__SUPPLIED DATA__:

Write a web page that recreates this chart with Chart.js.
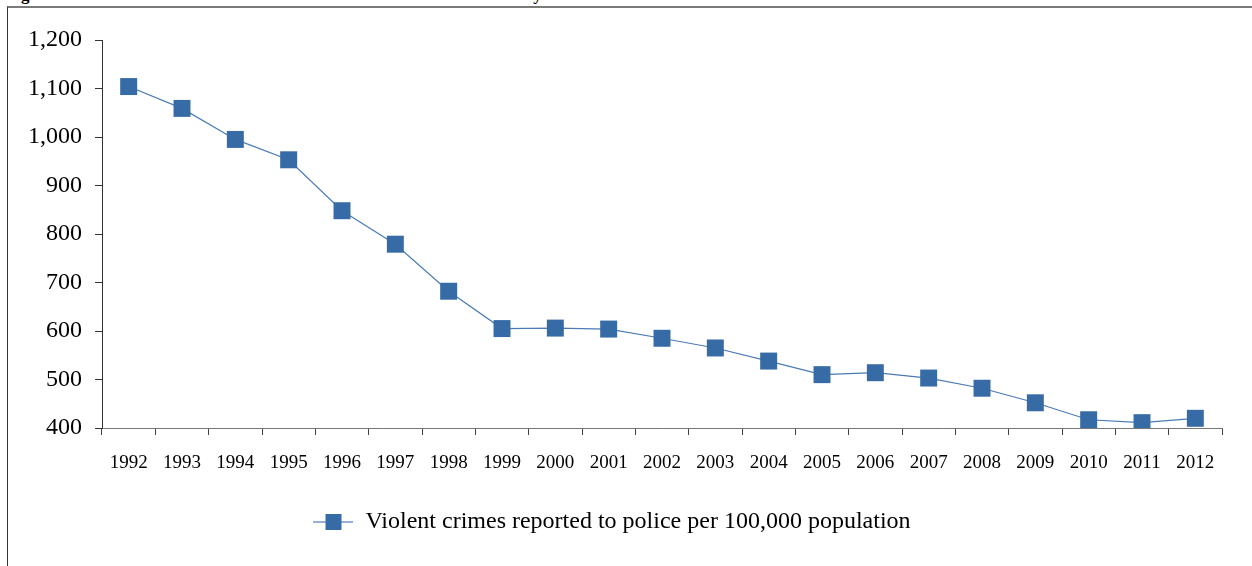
<!DOCTYPE html>
<html>
<head>
<meta charset="utf-8">
<script src="https://cdn.jsdelivr.net/npm/chart.js@4/dist/chart.umd.min.js"></script>
<style>
  html, body { margin: 0; padding: 0; background: #fff; overflow: hidden; }
  #wrap { position: relative; width: 1252px; height: 566px; }
  #title { position: absolute; left: 6px; top: -15px; font: bold 17px "Liberation Serif", "Times New Roman", serif; color: #000; white-space: nowrap; }
  #frame { position: absolute; left: 7px; top: 6px; width: 1245px; height: 560px; border-top: 2px solid #7a7a7a; border-left: 1px solid #333; }
  #chart { position: absolute; left: 0; top: 0; }
</style>
</head>
<body>
<div id="wrap">
  <div id="title">Figure 1: California's violent crime rate in CA has fallen over the last 20 years</div>
  <div id="frame"></div>
  <canvas id="chart" width="1252" height="566"></canvas>
</div>
<script>
// chart data
const years = ['1992','1993','1994','1995','1996','1997','1998','1999','2000','2001','2002',
               '2003','2004','2005','2006','2007','2008','2009','2010','2011','2012'];
const crimeRate = [1104, 1059, 995, 953, 848, 779, 682, 605, 606, 604, 585,
                   565, 538, 510, 514, 503, 482, 452, 417, 411, 420];
const seriesLabel = 'Violent crimes reported to police per 100,000 population';
const yMin = 400, yMax = 1200, yStep = 100;

(function(){
    const blue = '#376ba6';
    const serif = '"Liberation Serif", "Times New Roman", serif';

    // legend swatch: short line with a square marker on it
    const swatch = document.createElement('canvas');
    swatch.width = 40; swatch.height = 18;
    const sc = swatch.getContext('2d');
    sc.strokeStyle = '#6f98c8'; sc.lineWidth = 1.5;
    sc.beginPath(); sc.moveTo(0, 9); sc.lineTo(40, 9); sc.stroke();
    sc.fillStyle = blue; sc.fillRect(12, 1, 16, 16);

    const ctx = document.getElementById('chart');
    new Chart(ctx, {
        type: 'line',
        data: { labels: years, datasets: [{
            label: seriesLabel, data: crimeRate,
            borderColor: '#4a7bb5', borderWidth: 1.2, tension: 0,
            pointStyle: 'rect', pointRadius: 12, pointHoverRadius: 12,
            pointBackgroundColor: blue, pointBorderColor: blue, pointBorderWidth: 0
        }] },
        options: {
            responsive: false, animation: false,
            layout: { padding: { left: 2, right: 30, top: 40, bottom: 22 } },
            plugins: {
                tooltip: { enabled: false },
                legend: {
                    position: 'bottom',
                    labels: {
                        usePointStyle: true, pointStyle: swatch, pointStyleWidth: 40, boxHeight: 18,
                        color: '#000', padding: 10,
                        font: { family: serif, size: 24 }
                    }
                }
            },
            scales: {
                x: {
                    offset: true,
                    grid: { drawOnChartArea: false, drawTicks: true, tickLength: 7, color: '#444', offset: true },
                    border: { color: '#777', width: 1 },
                    ticks: { color: '#000', padding: 17, maxRotation: 0, autoSkip: false, font: { family: serif, size: 19 } },
                    afterFit: s => { s.height = 72; }
                },
                y: {
                    min: yMin, max: yMax,
                    grid: { drawOnChartArea: false, drawTicks: true, tickLength: 7, color: '#333' },
                    border: { color: '#333', width: 1 },
                    ticks: { stepSize: yStep, color: '#000', padding: 13, font: { family: serif, size: 24 },
                             callback: v => v.toLocaleString('en-US') },
                    afterFit: s => { s.width = 100; }
                }
            }
        }
    });
})();
</script>
</body>
</html>
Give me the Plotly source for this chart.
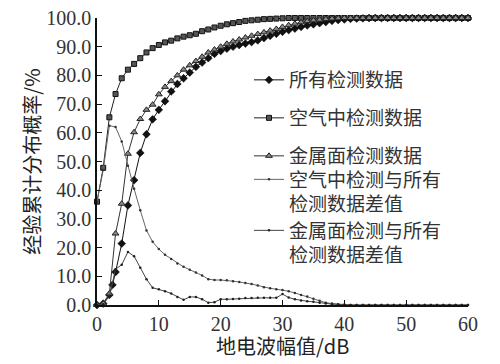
import plotly.graph_objects as go

# ---- data ----
x_all = [0, 1, 2, 2.5, 3, 4, 5, 6, 7, 8, 9, 10, 11, 12, 13, 14, 15, 16, 17, 18, 19, 20,
         21, 22, 23, 24, 25, 26, 27, 28, 29, 30, 31, 32, 33, 34, 35, 36, 37, 38, 39, 40,
         41, 42, 43, 44, 45, 46, 47, 48, 49, 50, 51, 52, 53, 54, 55, 56, 57, 58, 59, 60]
y_all = [0, 0.5, 3.5, 7, 11.5, 21.4, 34.7, 43.5, 53, 59.5, 64.7, 68, 71, 74.4, 77, 79, 81, 83, 84.5, 86, 87.5, 88.5,
         89.3, 90, 90.6, 91.1, 91.6, 92.2, 93, 93.8, 94.5, 95.2, 95.8, 96.3, 96.9, 97.4, 97.8, 98.2, 98.6, 99, 99.3, 99.5,
         99.7, 99.8, 99.9, 100, 100, 100, 100, 100, 100, 100, 100, 100, 100, 100, 100, 100, 100, 100, 100, 100]

x_db = list(range(0, 61))
y_air = [36, 47.8, 65.4, 73.5, 79, 82, 84, 86, 88, 89.5, 90.6, 91.5, 92.1, 92.9, 93.5, 94, 94.5, 95.4, 96, 96.7, 97.3,
         97.8, 98.2, 98.6, 99, 99.2, 99.4, 99.6, 99.7, 99.8, 99.9, 100, 100, 100, 100, 100, 100, 100, 100, 100, 100,
         100, 100, 100, 100, 100, 100, 100, 100, 100, 100, 100, 100, 100, 100, 100, 100, 100, 100, 100, 100]
y_metal = [0, 0.5, 4, 24.9, 35.3, 52.7, 60.2, 64.8, 68, 69.8, 73.4, 76, 78, 80, 82, 83.5, 85, 86.5, 88, 89, 90,
           91, 91.8, 92.5, 93.2, 93.8, 94.4, 95, 95.6, 96.2, 96.9, 97.5, 98, 98.5, 98.9, 99.2, 99.4, 99.6, 99.8, 99.9, 100,
           100, 100, 100, 100, 100, 100, 100, 100, 100, 100, 100, 100, 100, 100, 100, 100, 100, 100, 100, 100]
y_diff_air = [36, 47, 62.5, 62, 57, 48.5, 40.5, 33, 26, 22, 19.5, 17.5, 16, 14.5, 13.3, 12.3, 11.3, 10.3, 9, 8.7, 8.7,
              8.6, 8.3, 8, 7.7, 7.3, 6.8, 6.2, 5.8, 5.5, 5.2, 4.8, 4.2, 3.5, 3, 2.2, 1.5, 0.8, 0.5, 0.3, 0.2,
              0, 0, 0, 0, 0, 0, 0, 0, 0, 0, 0, 0, 0, 0, 0, 0, 0, 0, 0, 0]
y_diff_metal = [0, 0.3, 3, 12.5, 14, 18.5, 17, 13, 9, 6, 5.5, 4.8, 4, 2.8, 1.8, 2.8, 2.8, 2, 0.8, 1, 2,
                2, 2.1, 2.2, 2.4, 2.4, 2.5, 2.5, 2.5, 2.5, 3.8, 2.6, 2, 1.6, 1.3, 1.1, 0.8, 0.5, 0.3, 0.2, 0,
                0, 0, 0, 0, 0, 0, 0, 0, 0, 0, 0, 0, 0, 0, 0, 0, 0, 0, 0, 0]

names = ["所有检测数据", "空气中检测数据", "金属面检测数据",
         "空气中检测与所有<br>检测数据差值", "金属面检测与所有<br>检测数据差值"]
x_ticks = [0, 10, 20, 30, 40, 50, 60]
y_ticks = [0, 10, 20, 30, 40, 50, 60, 70, 80, 90, 100]

fig = go.Figure()
fig.add_trace(go.Scatter(x=x_all, y=y_all, name=names[0], mode="lines+markers", legend="legend",
                         line=dict(color="#111", width=1),
                         marker=dict(symbol="diamond", size=6, color="#111", line=dict(color="#000", width=0.5)),
                         cliponaxis=False))
fig.add_trace(go.Scatter(x=x_db, y=y_air, name=names[1], mode="lines+markers", legend="legend2",
                         line=dict(color="#222", width=1),
                         marker=dict(symbol="square", size=5, color="#555", line=dict(color="#111", width=1)),
                         cliponaxis=False))
fig.add_trace(go.Scatter(x=x_db, y=y_metal, name=names[2], mode="lines+markers", legend="legend3",
                         line=dict(color="#333", width=1),
                         marker=dict(symbol="triangle-up", size=6, color="#888", line=dict(color="#222", width=1)),
                         cliponaxis=False))
fig.add_trace(go.Scatter(x=x_db, y=y_diff_air, name=names[3], mode="lines+markers", legend="legend4",
                         line=dict(color="#666", width=1),
                         marker=dict(symbol="circle", size=2.5, color="#333"),
                         cliponaxis=False))
fig.add_trace(go.Scatter(x=x_db, y=y_diff_metal, name=names[4], mode="lines+markers", legend="legend5",
                         line=dict(color="#444", width=1),
                         marker=dict(symbol="circle", size=2.5, color="#222"),
                         cliponaxis=False))

cjk = "Noto Sans CJK SC"
serif = "Liberation Serif"
leg_font = dict(family=cjk, size=19, color="#333")
H = 287.0
lx = (241 - 89) / 371.0
def leg(ypx):
    return dict(x=lx, xanchor="left", y=(305 - ypx) / H, yanchor="middle", font=leg_font,
                bgcolor="rgba(0,0,0,0)", borderwidth=0, valign="top", itemwidth=30)

fig.update_layout(
    width=492, height=356,
    margin=dict(l=89, r=32, t=10, b=59, autoexpand=False),
    paper_bgcolor="white", plot_bgcolor="white",
    showlegend=True,
    legend=leg(80), legend2=leg(118), legend3=leg(156), legend4=leg(192), legend5=leg(243),
    font=dict(family=serif, color="#222"),
    annotations=[dict(text="地电波幅值/dB", xref="paper", yref="paper", x=0.5, y=(305 - 345) / H,
                      xanchor="center", yanchor="middle", showarrow=False,
                      font=dict(family=cjk, size=20, color="#222"))],
)
fig.update_xaxes(range=[0, 60], tickvals=x_ticks, ticktext=[str(v) for v in x_ticks],
                 showline=True, linecolor="#111", linewidth=1.5, ticks="inside", ticklen=5,
                 tickcolor="#111", showgrid=False, zeroline=False, automargin=False,
                 ticklabeloverflow="allow",
                 tickfont=dict(family=serif, size=20, color="#333"))
fig.update_yaxes(range=[0, 100], tickvals=y_ticks, ticktext=[f"{v:.1f}" for v in y_ticks],
                 showline=True, linecolor="#111", linewidth=1.5, ticks="inside", ticklen=5,
                 tickcolor="#111", showgrid=False, zeroline=False, automargin=False,
                 ticklabeloverflow="allow",
                 tickfont=dict(family=serif, size=20, color="#333"),
                 title=dict(text="经验累计分布概率/%", font=dict(family=cjk, size=20, color="#222"), standoff=0))

fig.write_html("out.html")
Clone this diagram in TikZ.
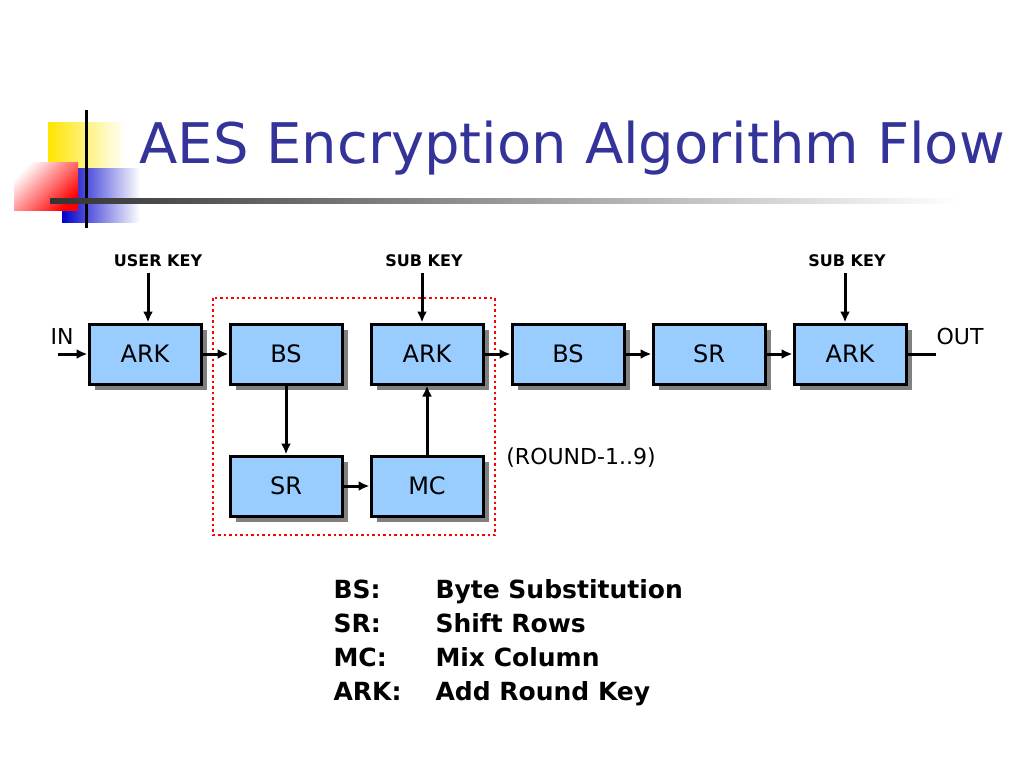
\documentclass[tikz,border=0pt]{standalone}
\usepackage{fontspec}
\setmainfont{DejaVu Sans}
\usetikzlibrary{shadows,arrows.meta}
\definecolor{tblue}{RGB}{51,51,153}
\definecolor{boxfill}{RGB}{153,204,255}
\begin{document}
\begin{tikzpicture}[x=1pt,y=-1pt,
 blk/.style={draw=black,line width=3pt,fill=boxfill,minimum width=112pt,minimum height=60pt,font=\fontsize{24}{26}\selectfont,drop shadow={shadow xshift=6pt,shadow yshift=-6pt,fill=gray,opacity=1}},
 arr/.style={line width=3pt,-{Latex[length=11pt,width=10pt]}},
 lab/.style={font=\fontsize{22}{24}\selectfont},
 key/.style={font=\bfseries\fontsize{16}{18}\selectfont},
 leg/.style={font=\bfseries\fontsize{25}{28}\selectfont,anchor=base west}]
\useasboundingbox (0,0) rectangle (1024,768);
% logo
\shade[left color=yellow!80!orange,right color=white] (48,122) rectangle (125,180);
\shade[left color=blue!80!black,right color=white] (62,168) rectangle (140,222);
\shade[right color=red,left color=white,shading angle=45] (14,162) rectangle (78,210);
\draw[line width=3pt] (86,110) -- (86,228);
\shade[left color=black!80,right color=white] (50,198) rectangle (960,203);
\node[anchor=west,text=tblue,font=\fontsize{56}{60}\selectfont] (title) at (136,148) {AES Encryption Algorithm Flow};
% boxes
\node[blk] (ark1) at (145,354) {ARK};
\node[blk] (bs1) at (286,354) {BS};
\node[blk] (ark2) at (427,354) {ARK};
\node[blk] (bs2) at (568,354) {BS};
\node[blk] (sr2) at (709,354) {SR};
\node[blk] (ark3) at (850,354) {ARK};
\node[blk] (sr1) at (286,486) {SR};
\node[blk] (mc1) at (427,486) {MC};
\draw[red,line width=2.5pt,dash pattern=on 2.5pt off 3pt] (213,298) rectangle (495,535);
% keys
\node[key] (uk) at (158,261) {USER KEY};
\node[key] (sk1) at (424,261) {SUB KEY};
\node[key] (sk2) at (847,261) {SUB KEY};
\coordinate (k1) at (148,273);
\coordinate (k2) at (422,273);
\coordinate (k3) at (845,273);
\draw[arr] (k1) -- (k1 |- ark1.north);
\draw[arr] (k2) -- (k2 |- ark2.north);
\draw[arr] (k3) -- (k3 |- ark3.north);
\node[lab] (in) at (62,336) {IN};
\node[lab] (out) at (960,336) {OUT};
\coordinate (inst) at (58,354);
\coordinate (outend) at (936,354);
\draw[arr] (inst) -- (ark1.west);
\draw[arr] (ark1) -- (bs1);
\draw[arr] (bs1) -- (sr1);
\draw[arr] (sr1) -- (mc1);
\draw[arr] (mc1) -- (ark2);
\draw[arr] (ark2) -- (bs2);
\draw[arr] (bs2) -- (sr2);
\draw[arr] (sr2) -- (ark3);
\draw[line width=3pt] (ark3.east) -- (outend);
\node[lab] (round) at (581,458) {(ROUND-1..9)};
% legend
\node[leg] (l1) at (330,598) {BS:};
\node[leg] (l2) at (330,632) {SR:};
\node[leg] (l3) at (330,666) {MC:};
\node[leg] (l4) at (330,700) {ARK:};
\node[leg] (d1) at (432,598) {Byte Substitution};
\node[leg] (d2) at (432,632) {Shift Rows};
\node[leg] (d3) at (432,666) {Mix Column};
\node[leg] (d4) at (432,700) {Add Round Key};
\end{tikzpicture}
\end{document}
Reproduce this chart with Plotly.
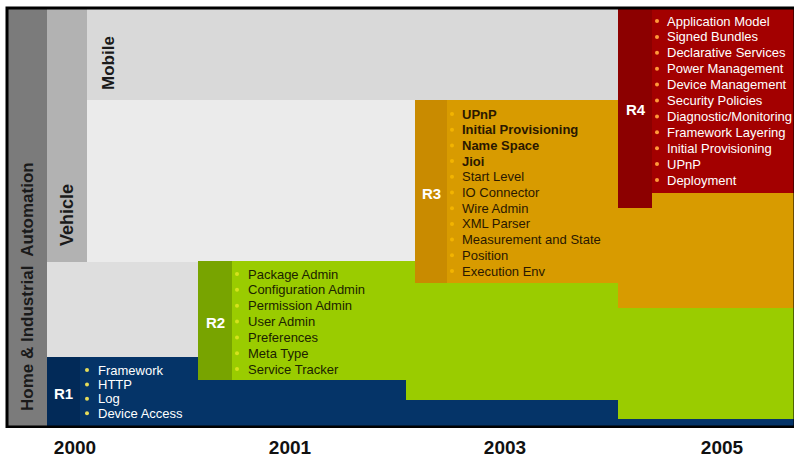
import plotly.graph_objects as go

# ---------------- data ----------------
years = ["2000", "2001", "2003", "2005"]
markets = ["Home & Industrial  Automation", "Vehicle", "Mobile"]
releases = ["R1", "R2", "R3", "R4"]
r1_items = ["Framework", "HTTP", "Log", "Device Access"]
r2_items = ["Package Admin", "Configuration Admin", "Permission Admin", "User Admin",
            "Preferences", "Meta Type", "Service Tracker"]
r3_items = ["UPnP", "Initial Provisioning", "Name Space", "Jioi", "Start Level",
            "IO Connector", "Wire Admin", "XML Parser", "Measurement and State",
            "Position", "Execution Env"]
r3_bold = [True, True, True, True] + [False] * 7
r4_items = ["Application Model", "Signed Bundles", "Declarative Services",
            "Power Management", "Device Management", "Security Policies",
            "Diagnostic/Monitoring", "Framework Layering", "Initial Provisioning",
            "UPnP", "Deployment"]

# ---------------- layout geometry (diagram units = px) ----------------
W, H, PLOT_H = 794, 463, 428
year_pos = [75, 290, 505, 722]

FONT = "Liberation Sans, Arial, sans-serif"

# background blocks: (x0, x1, y0, y1, color)
blocks = [
    (8, 47, 9, 426, "#7b7b7b"),      # home & industrial
    (47, 87, 9, 262, "#b2b2b2"),     # vehicle
    (47, 198, 262, 357, "#dedede"),
    (87, 618, 9, 100, "#d9d9d9"),    # mobile
    (87, 415, 100, 262, "#ebebeb"),
    # R1 navy
    (47, 794, 357, 426, "#053468"),
    # R2 green
    (198, 618, 261, 380, "#9acc00"),
    (406, 618, 261, 400, "#9acc00"),
    (618, 794, 261, 419, "#9acc00"),
    # R3 orange
    (415, 618, 100, 283, "#d89b00"),
    (618, 794, 100, 308, "#d89b00"),
    # R4 red
    (618, 794, 9, 193, "#a30000"),
    # label columns
    (47, 80, 357, 426, "#022a58"),
    (198, 232, 261, 380, "#78a400"),
    (415, 447, 100, 283, "#c98b00"),
    (618, 652, 9, 208, "#8c0000"),
]

rel_label_pos = [(63, 393), (215, 322), (431, 193), (636, 109)]
rel_lists = [
    dict(items=r1_items, bold=[False] * 4, x=97, bx=87, y0=370, dy=14.4,
         color="#ffffff", bcolor="#e6dc5a"),
    dict(items=r2_items, bold=[False] * 7, x=247, bx=237, y0=274, dy=15.85,
         color="#1b2300", bcolor="#d4e21c"),
    dict(items=r3_items, bold=r3_bold, x=461, bx=452, y0=114, dy=15.7,
         color="#2a1800", bcolor="#f2b400"),
    dict(items=r4_items, bold=[False] * 11, x=666, bx=657, y0=21, dy=15.9,
         color="#ffffff", bcolor="#ff9a3a"),
]
market_pos = [(27, 287, 17), (67, 215, 18), (108, 63, 17)]

fig = go.Figure()

shapes = []
for x0, x1, y0, y1, c in blocks:
    shapes.append(dict(type="rect", xref="x", yref="y", x0=x0, x1=x1, y0=y0, y1=y1,
                       fillcolor=c, line=dict(width=0), layer="below"))
# black frame
shapes.append(dict(type="rect", xref="x", yref="y", x0=7, x1=795, y0=8, y1=427,
                   fillcolor="rgba(0,0,0,0)", line=dict(color="#000000", width=3)))

annotations = []
for name, (mx, my, fs) in zip(markets, market_pos):
    annotations.append(dict(x=mx, y=my, xref="x", yref="y", text="<b>%s</b>" % name,
                            textangle=-90, showarrow=False,
                            font=dict(family=FONT, size=fs, color="#1a1a1a")))

for name, (lx, ly) in zip(releases, rel_label_pos):
    annotations.append(dict(x=lx, y=ly, xref="x", yref="y", text="<b>%s</b>" % name,
                            showarrow=False, font=dict(family=FONT, size=15, color="#ffffff")))

for spec in rel_lists:
    bx, by = [], []
    for i, (item, b) in enumerate(zip(spec["items"], spec["bold"])):
        y = spec["y0"] + i * spec["dy"]
        txt = "<b>%s</b>" % item if b else item
        annotations.append(dict(x=spec["x"], y=y, xref="x", yref="y", text=txt,
                                xanchor="left", yanchor="middle", showarrow=False,
                                borderpad=0,
                                font=dict(family=FONT, size=13, color=spec["color"])))
        bx.append(spec["bx"])
        by.append(y)
    fig.add_trace(go.Scatter(x=bx, y=by, mode="markers", hoverinfo="skip",
                             marker=dict(size=4, color=spec["bcolor"]),
                             showlegend=False))

fig.update_layout(
    width=W, height=H,
    margin=dict(l=0, r=0, t=0, b=H - PLOT_H),
    paper_bgcolor="#ffffff", plot_bgcolor="#ffffff",
    shapes=shapes, annotations=annotations, showlegend=False,
    xaxis=dict(range=[0, W], showgrid=False, zeroline=False, showline=False,
               tickvals=year_pos, ticktext=["<b>%s</b>" % y for y in years],
               ticks="", ticklabelstandoff=6,
               tickfont=dict(family=FONT, size=19, color="#111111"),
               fixedrange=True),
    yaxis=dict(range=[PLOT_H, 0], showgrid=False, zeroline=False, showline=False,
               showticklabels=False, fixedrange=True),
)

fig.write_html("out.html", config={"displayModeBar": False},
               post_script="document.body.style.margin='0';document.body.style.overflow='hidden';")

__EXERCISE INSTRUCTIONS__: Which lines hold the word "this"? Copy all of them.

__EXPECTED OUTPUT__:
Write a web page that recreates this chart with Chart.js.
Give me the Plotly source for this chart.
Clone this diagram in TikZ.
Reproduce this chart with Plotly.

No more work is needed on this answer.